Na de afgelopen lange, hete en droge zomer is de grondwaterstand in het hele land dramatisch laag. Waterschappen denken dat de stand volgend voorjaar nog steeds te laag zal zijn, tenzij het de komende maanden elke dag flink doorregent. Door een te lage grondwaterstand klinkt de ondergrond in. Ook de extreem lage afvoer in de grote rivieren heeft daar invloed op. Dat heeft vooral in veen- en kleigebieden grote gevolgen. Huizen verzakken en scheuren en bestrating en tegelvloeren barsten. Van Zevenaar tot ver in het Groene Hart vertonen steeds meer huizen gebreken.
Inklinking van de bodem is ook voor de natuur desastreus. Veen vergaat en komt nooit meer terug. Afstervend veen scheidt bovendien veel CO2 uit, wat opwarming van de aarde veroorzaakt. „Het hoogveen raakt aangetast”, zegt hydroloog Wiebe Borren van Natuurmonumenten. „Dat is eeuwenoude natuur. Het Fochteloërveen in Drenthe heeft al onomkeerbare schade.”
Een oplossing is het verhogen van de grondwaterstand. Natuurbeschermers pleiten daar al langer voor. Ook waterbeheerders denken nu in die richting. Dat is echter zeer tegen de zin van agrariërs, want die willen vroeg in het voorjaar het land bewerken. Door een hoge grondwaterstand blijft het land lang drassig en dus onbruikbaar. Hanssen voorspelt: „Als het grondwaterpeil laag blijft en de bodemdaling doorzet, kan enorme schade aan historische binnensteden ontstaan.”
Verhogen van het grondwaterpeil kan daarentegen het einde betekenen van het oer-Hollandse landschap van weilanden met koeien.
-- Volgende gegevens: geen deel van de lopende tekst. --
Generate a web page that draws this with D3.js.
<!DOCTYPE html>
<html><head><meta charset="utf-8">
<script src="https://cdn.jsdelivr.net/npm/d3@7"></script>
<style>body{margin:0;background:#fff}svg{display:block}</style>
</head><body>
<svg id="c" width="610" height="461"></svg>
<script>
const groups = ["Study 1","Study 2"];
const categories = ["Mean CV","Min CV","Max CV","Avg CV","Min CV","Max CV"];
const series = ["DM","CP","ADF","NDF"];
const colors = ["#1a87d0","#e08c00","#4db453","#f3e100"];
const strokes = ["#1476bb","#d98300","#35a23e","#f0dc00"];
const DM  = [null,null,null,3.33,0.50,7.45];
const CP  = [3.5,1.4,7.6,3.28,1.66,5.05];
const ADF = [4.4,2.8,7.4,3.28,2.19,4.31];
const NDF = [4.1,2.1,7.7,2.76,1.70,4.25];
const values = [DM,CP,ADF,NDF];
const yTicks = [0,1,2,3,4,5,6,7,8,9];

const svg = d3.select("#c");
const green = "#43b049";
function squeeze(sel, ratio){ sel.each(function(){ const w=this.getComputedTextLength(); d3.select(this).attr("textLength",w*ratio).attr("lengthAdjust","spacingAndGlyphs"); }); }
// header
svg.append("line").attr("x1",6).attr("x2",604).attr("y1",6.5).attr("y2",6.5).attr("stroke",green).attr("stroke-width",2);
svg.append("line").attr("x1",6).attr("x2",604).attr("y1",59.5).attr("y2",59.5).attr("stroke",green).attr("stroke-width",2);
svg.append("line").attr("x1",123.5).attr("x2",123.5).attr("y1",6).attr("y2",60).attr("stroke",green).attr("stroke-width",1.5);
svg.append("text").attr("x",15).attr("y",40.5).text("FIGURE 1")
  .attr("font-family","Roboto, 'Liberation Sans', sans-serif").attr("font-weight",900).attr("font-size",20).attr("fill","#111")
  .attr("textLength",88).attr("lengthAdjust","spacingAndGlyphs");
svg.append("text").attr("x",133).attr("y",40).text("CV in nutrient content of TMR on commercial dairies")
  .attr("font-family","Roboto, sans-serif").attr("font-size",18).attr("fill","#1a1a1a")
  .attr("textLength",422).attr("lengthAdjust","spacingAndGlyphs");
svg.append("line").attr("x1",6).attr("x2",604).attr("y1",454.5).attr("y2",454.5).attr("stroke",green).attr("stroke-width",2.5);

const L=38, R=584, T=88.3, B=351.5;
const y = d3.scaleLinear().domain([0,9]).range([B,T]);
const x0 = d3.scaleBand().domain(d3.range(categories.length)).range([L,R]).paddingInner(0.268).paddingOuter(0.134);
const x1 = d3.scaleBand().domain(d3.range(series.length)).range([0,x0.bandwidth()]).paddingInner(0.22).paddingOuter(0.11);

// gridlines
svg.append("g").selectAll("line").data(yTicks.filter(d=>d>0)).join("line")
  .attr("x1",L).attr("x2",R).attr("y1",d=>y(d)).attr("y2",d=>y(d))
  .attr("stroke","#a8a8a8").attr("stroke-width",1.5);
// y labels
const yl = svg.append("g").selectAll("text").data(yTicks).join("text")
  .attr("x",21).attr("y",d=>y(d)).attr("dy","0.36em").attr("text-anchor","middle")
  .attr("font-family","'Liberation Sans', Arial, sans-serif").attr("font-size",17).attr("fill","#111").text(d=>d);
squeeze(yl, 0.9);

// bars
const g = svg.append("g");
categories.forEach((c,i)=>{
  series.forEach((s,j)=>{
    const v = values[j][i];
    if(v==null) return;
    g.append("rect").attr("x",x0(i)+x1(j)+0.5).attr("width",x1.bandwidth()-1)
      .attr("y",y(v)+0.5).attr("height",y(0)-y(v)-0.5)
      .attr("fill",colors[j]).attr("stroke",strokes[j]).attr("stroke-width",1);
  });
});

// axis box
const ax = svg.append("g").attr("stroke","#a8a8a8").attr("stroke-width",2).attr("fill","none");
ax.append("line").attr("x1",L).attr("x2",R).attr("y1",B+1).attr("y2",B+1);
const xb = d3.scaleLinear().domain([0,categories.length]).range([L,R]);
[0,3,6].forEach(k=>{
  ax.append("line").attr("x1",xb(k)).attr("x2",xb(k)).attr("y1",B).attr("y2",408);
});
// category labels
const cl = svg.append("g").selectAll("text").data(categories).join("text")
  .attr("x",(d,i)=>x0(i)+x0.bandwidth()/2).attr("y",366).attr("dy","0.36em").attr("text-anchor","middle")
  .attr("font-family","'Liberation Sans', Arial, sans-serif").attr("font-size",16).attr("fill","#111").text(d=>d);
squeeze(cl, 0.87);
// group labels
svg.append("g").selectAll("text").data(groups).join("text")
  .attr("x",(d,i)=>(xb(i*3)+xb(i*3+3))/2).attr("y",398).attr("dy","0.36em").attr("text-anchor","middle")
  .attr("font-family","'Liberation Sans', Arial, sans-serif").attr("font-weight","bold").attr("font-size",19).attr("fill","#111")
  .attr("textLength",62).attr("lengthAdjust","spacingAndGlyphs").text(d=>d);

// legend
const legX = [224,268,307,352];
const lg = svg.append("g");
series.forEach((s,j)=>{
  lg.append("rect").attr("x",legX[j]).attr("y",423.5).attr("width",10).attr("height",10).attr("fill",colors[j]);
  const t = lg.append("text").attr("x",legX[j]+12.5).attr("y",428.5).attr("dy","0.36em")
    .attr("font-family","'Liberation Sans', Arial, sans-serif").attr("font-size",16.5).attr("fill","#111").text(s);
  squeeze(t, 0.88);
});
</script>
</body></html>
Het Nationaal Kenniscentrum Bodemdaling experimenteert met zogenoemde ‘natte teelten’, waar boeren dan voor zouden kunnen kiezen. Het voor veevoer en farmacie geschikte gewas lisdodde, ook bekend als rietsigaren, lijkt het goed te doen. Hetzelfde geldt voor wilde rijst en riet.
Het NCG stelt dat met de Actuele Bodemdalingskaart voor het eerst bijna dagelijks te zien is hoe de bodem in Nederland beweegt. Meer dan dertig miljoen meetpunten leggen vier keer per week gegevens vast. Tot nu toe moest bodemdaling worden bepaald door landmeters langs 35.000 vastgelegde meetpunten te sturen. Veel nauwkeuriger gegevens zijn van groot belang voor het ministerie van Infrastructuur en Waterstaat, provincies, gemeenten en waterschappen, die deze winter het grondwaterbeheer tegen het licht gaan houden. Want er kan zomaar weer een uitzonderlijk droge zomer komen.